Crown Raising and Reduction
Continuous years of hard work, proper care and attention result in healthy trees. Regular care over time will preserve the integrity of the tree in a perfect condition. Let's find out about each of the methods in depth.
Tree Crown Raising
The raising of the tree crown, also known as the crown lifting is the activity of removing or shortening the lower hanging branches of the tree. Sometimes it's essential to cut these branches as they intervene with everyday movement, parking and even pedestrian traffic. Cutting the lower sections of the tree balances the growth to the upper part of the tree. Some arborists recommend cutting those instead of entirely removing, as you minimise the risk of harming the tree integrity, and we always recommend this activity takes place on a case by case basis.
Tree Crown Reduction
A crown reduction is a process of pruning a tree. It removes the excess burden of the branch ends, resulting in a healthier tree and formation of a newer crown. Not only does it improve the appearance of the tree but also supports its health without making changes to the structure.
Overall, the tree crown reduction process includes cutting the heavy and defective branches, giving it a smaller crown and improved finish, and allowing more light into a given As a consequence; the tree will grow in a healthier and maintain a better structure.
Sometimes it is necessary to cut the excess branches of the trees. The professionals at Tree Pro Sussex will be delighted to offer you arborist services of tree crown reduction, raise or lopping service. Contact us to discuss more information.
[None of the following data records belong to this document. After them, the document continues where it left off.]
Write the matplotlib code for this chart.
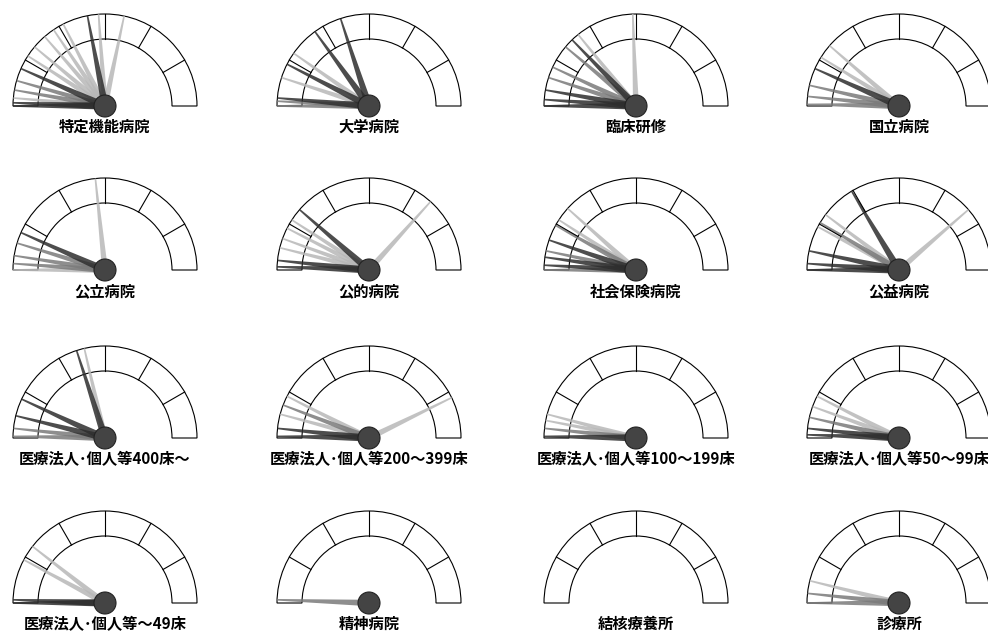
import numpy as np
import matplotlib.pyplot as plt
from matplotlib.patches import Wedge, Circle, Polygon

plt.rcParams['font.family'] = ['Noto Sans CJK JP', 'DejaVu Sans']

# 各メーターの名前
labels = ['特定機能病院', '大学病院', '臨床研修', '国立病院',
          '公立病院', '公的病院', '社会保険病院', '公益病院',
          '医療法人･個人等400床～', '医療法人･個人等200～399床',
          '医療法人･個人等100～199床', '医療法人･個人等50～99床',
          '医療法人･個人等～49床', '精神病院', '結核療養所', '診療所']

# 針の位置（目盛の左端からの角度, 0～180）
needle_pos = [
    [79, 86, 102, 63, 56, 49, 40, 33, 24, 16, 10, 5, 2, 0],
    [72, 54, 35, 27, 18, 5, 3, 0],
    [88, 46, 51, 40, 25, 18, 10, 4, 0],
    [41, 32, 24, 13, 6, 1],
    [84, 24, 17, 9, 4, 0],
    [41, 132, 33, 27, 20, 14, 6, 2, 0],
    [42, 33, 29, 19, 12, 8, 3, 0],
    [59, 139, 37, 31, 28, 12, 4, 0],
    [72, 77, 25, 14, 6, 1],
    [154, 27, 21, 15, 6, 1],
    [15, 11, 6, 1],
    [27, 20, 13, 6, 2],
    [38, 28, 2, 0],
    [2],
    [],
    [14, 6, 0],
]
needle_tone = [
    'dllllllldmmlddm',
    'ddldldmm',
    'ldlmmmddd',
    'lldmmm',
    'ldmmml',
    'dllllldd',
    'llmdmddm',
    'dllmlddd',
    'dlddmm',
    'llmldd',
    'llmd',
    'llmdd',
    'llddd',
    'm',
    '',
    'lmm',
]

col_x = [105, 369, 636, 899]
row_y = [106, 270, 438, 603]
R_out, R_in = 92, 67
tone_color = {'l': '#b8b8b8', 'm': '#7a7a7a', 'd': '#2e2e2e'}
tone_width = {'l': 3.0, 'm': 3.2, 'd': 3.6}

fig = plt.figure(figsize=(9.88, 6.33), dpi=100)
ax = fig.add_axes([0, 0, 1, 1])
ax.set_xlim(0, 988)
ax.set_ylim(0, 633)
ax.set_aspect('equal')
ax.axis('off')

for i, name in enumerate(labels):
    cx = col_x[i % 4]
    cy = 633 - row_y[i // 4]

    # 目盛の帯
    ax.add_patch(Wedge((cx, cy), R_out, 0, 180, width=R_out - R_in,
                       facecolor='white', edgecolor='black', linewidth=0.8))
    for k in range(1, 6):
        th = np.radians(180 - 30 * k)
        ax.plot([cx + R_in * np.cos(th), cx + R_out * np.cos(th)],
                [cy + R_in * np.sin(th), cy + R_out * np.sin(th)],
                color='black', linewidth=0.8)

    # 針（薄い色から順に描く）
    pos = needle_pos[i]
    tones = needle_tone[i]
    for t in 'lmd':
        for p, tt in zip(pos, tones):
            if tt != t:
                continue
            th = np.radians(180 - p)
            ux, uy = np.cos(th), np.sin(th)
            nx, ny = -uy, ux
            w0 = tone_width[t]
            w1 = 0.8
            pts = [(cx + w0 * nx, cy + w0 * ny),
                   (cx + R_out * ux + w1 * nx, cy + R_out * uy + w1 * ny),
                   (cx + R_out * ux - w1 * nx, cy + R_out * uy - w1 * ny),
                   (cx - w0 * nx, cy - w0 * ny)]
            ax.add_patch(Polygon(pts, closed=True, facecolor=tone_color[t],
                                 edgecolor='none', alpha=0.85))

    if len(pos) > 0:
        ax.add_patch(Circle((cx, cy), 11, facecolor='#444444',
                            edgecolor='#222222', linewidth=0.8, zorder=5))

    ax.text(cx, cy - 21, name, ha='center', va='center', fontsize=11,
            fontweight='bold', zorder=6)

plt.savefig('out.png', dpi=100)
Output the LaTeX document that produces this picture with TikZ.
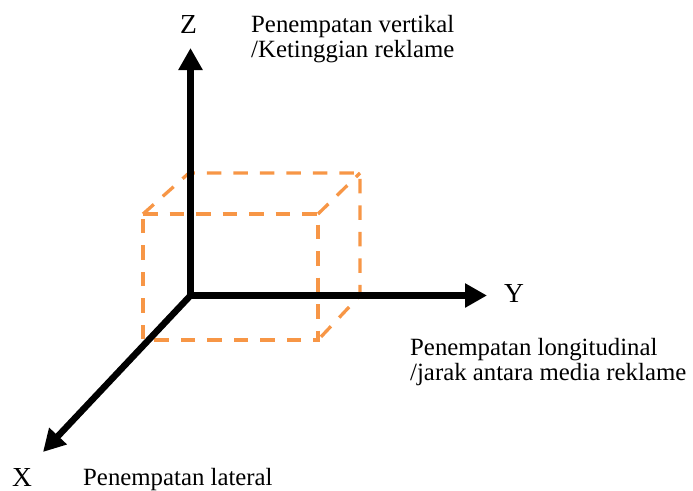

A note on Lopping and Topping
Lopping refers to the process of removing a large side a branch (by making vertical cuts). In contrast, topping refers to the removal of large portions of the crown of the tree (the making of horizontal cuts, generally through the main stems). Most professional Tree Surgeons would agree that this approach is only typically used as part of the tree removal process, although this is not always exclusively the case.